Então, quando uma organização tenta reproduzir a cultura de outra, sem a estratégia junto, corre o risco de perder autenticidade e gerar desconexão com o próprio time. Isso porque a cultura não se implanta, se constrói, a partir das relações humanas que sustentam o negócio. O que funciona em uma empresa de tecnologia do Vale do Silício, por exemplo, pode não fazer sentido algum em uma companhia brasileira com outra maturidade organizacional, contexto socioeconômico e perfil de colaboradores.
Penso que uma cultura organizacional autêntica nasce da coerência entre o que se diz e o que se faz. Não é sobre adotar slogans inspiradores ou políticas copiadas, mas sobre alinhar valores, comportamentos e decisões diárias a um propósito verdadeiro. A sustentabilidade dessa cultura depende de consistência e verdade, e não há cultura forte se a liderança não a pratica.
Nesse contexto, tenho para mim que o papel do RH e da liderança é desenvolver um olhar crítico sobre o que realmente faz sentido para a empresa e suas pessoas. Adotar práticas de forma mecânica, sem refletir sobre o contexto, leva à perda de identidade e ao esvaziamento do engajamento. Escuta ativa, diagnósticos de clima e análise de maturidade organizacional ajudam a entender o que o time realmente precisa, e não apenas o que o mercado está fazendo.
A diferença entre adaptar boas práticas e simplesmente copiá-las está na intenção e na sensibilidade. Líderes maduros sabem que inovação cultural não vem da imitação, mas da tradução: observar o que há de bom no mercado, compreender os princípios por trás dessas práticas e adaptá-los à própria realidade. Isso exige tempo, experimentação e aprendizado contínuo.
Indo além, diria que construir – ou reconstruir – uma cultura própria é um processo que começa pelo propósito.

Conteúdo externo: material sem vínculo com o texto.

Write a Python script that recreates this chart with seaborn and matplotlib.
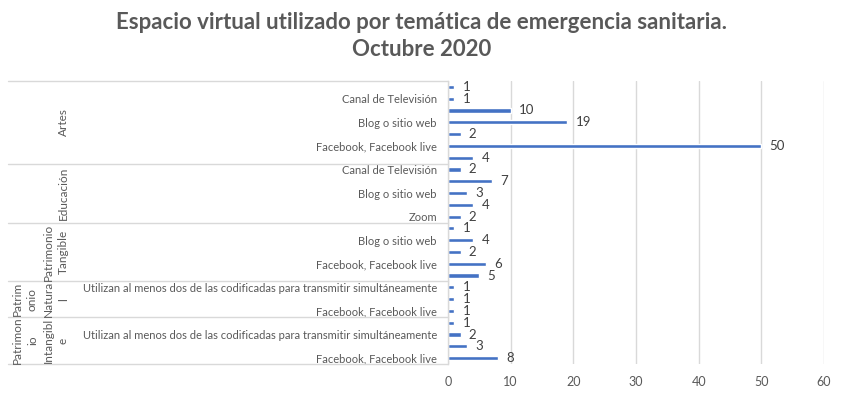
import matplotlib
matplotlib.use("Agg")
import matplotlib.pyplot as plt
import matplotlib.transforms as mtransforms
import seaborn as sns
import pandas as pd

# ---- data ----
groups = ["Artes", "Educación", "Patrimonio Tangible", "Patrimonio Natural", "Patrimonio Intangible"]
group_display = ["Artes", "Educación", "Patrimonio\nTangible",
                 "Patrim\nonio\nNatura\nl", "Patrimon\nio\nIntangibl\ne"]

artes_vals = [1, 1, 10, 19, 2, 50, 4]
educ_vals = [2, 7, 3, 4, 2]
tang_vals = [1, 4, 2, 6, 5]
nat_vals = [1, 1, 1]
intang_vals = [1, 2, 3, 8]

UT = "Utilizan al menos dos de las codificadas para transmitir simultáneamente"
artes_labels = ["", "Canal de Televisión", "", "Blog o sitio web", "", "Facebook, Facebook live", ""]
educ_labels = ["Canal de Televisión", "", "Blog o sitio web", "", "Zoom"]
tang_labels = ["", "Blog o sitio web", "", "Facebook, Facebook live", ""]
nat_labels = [UT, "", "Facebook, Facebook live"]
intang_labels = ["", UT, "", "Facebook, Facebook live"]

all_vals = [artes_vals, educ_vals, tang_vals, nat_vals, intang_vals]
all_labels = [artes_labels, educ_labels, tang_labels, nat_labels, intang_labels]

rows = []
for g, vals, labs in zip(groups, all_vals, all_labels):
    for i, (v, l) in enumerate(zip(vals, labs)):
        rows.append({"grupo": g, "clave": f"{g}|{i}", "plataforma": l, "valor": v})
df = pd.DataFrame(rows)

# ---- style ----
sns.set_theme(style="white")
FONT = ["Lato", "DejaVu Sans"]
plt.rcParams["font.family"] = FONT
GRAY = "#595959"
LINE = "#D9D9D9"

W, H = 843, 394
fig = plt.figure(figsize=(W / 100, H / 100), dpi=100)
ax_l, ax_r, ax_t, ax_b = 448, 824, 81, 364
ax = fig.add_axes([ax_l / W, 1 - ax_b / H, (ax_r - ax_l) / W, (ax_b - ax_t) / H])

sns.barplot(data=df, x="valor", y="clave", orient="h", color="#4472C4",
            saturation=1, width=0.35, ax=ax, errorbar=None)

n = len(df)
ax.set_ylim(n - 0.5, -0.5)
ax.set_xlim(0, 60)
ax.set_xticks(range(0, 61, 10))
ax.set_yticks(range(n))
ax.set_yticklabels(df["plataforma"].tolist())
ax.tick_params(axis="y", length=0, pad=8, labelsize=8, labelcolor=GRAY)
ax.tick_params(axis="x", length=0, pad=9, labelsize=9, labelcolor=GRAY)
ax.set_xlabel("")
ax.set_ylabel("")
ax.grid(axis="x", color=LINE, linewidth=1)
ax.set_axisbelow(True)
for s in ["top", "right", "bottom"]:
    ax.spines[s].set_visible(False)
ax.spines["left"].set_color(LINE)
ax.spines["left"].set_linewidth(1)

# data labels
ax.bar_label(ax.containers[0], labels=[str(v) for v in df["valor"]],
             padding=6, fontsize=9.5, color="#404040")

# group separators and labels
trans = mtransforms.blended_transform_factory(ax.transAxes, ax.transData)
x0 = (8 - ax_l) / (ax_r - ax_l)
bounds = [-0.5]
cnt = 0
for vals in all_vals:
    cnt += len(vals)
    bounds.append(cnt - 0.5)
for b in bounds:
    ax.plot([x0, 0], [b, b], transform=trans, color=LINE, linewidth=1, clip_on=False)

xg = (69 - ax_l) / (ax_r - ax_l)
for i, gd in enumerate(group_display):
    center = (bounds[i] + bounds[i + 1]) / 2
    ax.text(xg, center, gd, transform=trans, rotation=90, ha="right", va="center",
            multialignment="center", fontsize=8.5, color=GRAY, linespacing=1.5)

fig.suptitle("Espacio virtual utilizado por temática de emergencia sanitaria.\nOctubre 2020",
             x=0.5, y=1 - 12 / H, va="top", fontsize=16, fontweight="bold", color=GRAY,
             linespacing=1.38)

fig.savefig("out.png", dpi=100)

Envolve revisitar a história da empresa, compreender o que a torna única e garantir que todas as decisões estratégicas estejam alinhadas a essa essência. Também passa por incluir as pessoas no processo, dar voz aos times e reconhecer que a cultura é um organismo vivo, em constante evolução.
Cada empresa e gestor tem muito a ganhar quando se entende que a cultura mais poderosa é aquela que não precisa ser copiada, porque é sentida. E isso se potencializa quando cada colaborador entende o porquê de estar ali e se enxerga como parte de algo maior. Esse equilíbrio entre discurso e prática nenhuma empresa pode importar, precisa construir.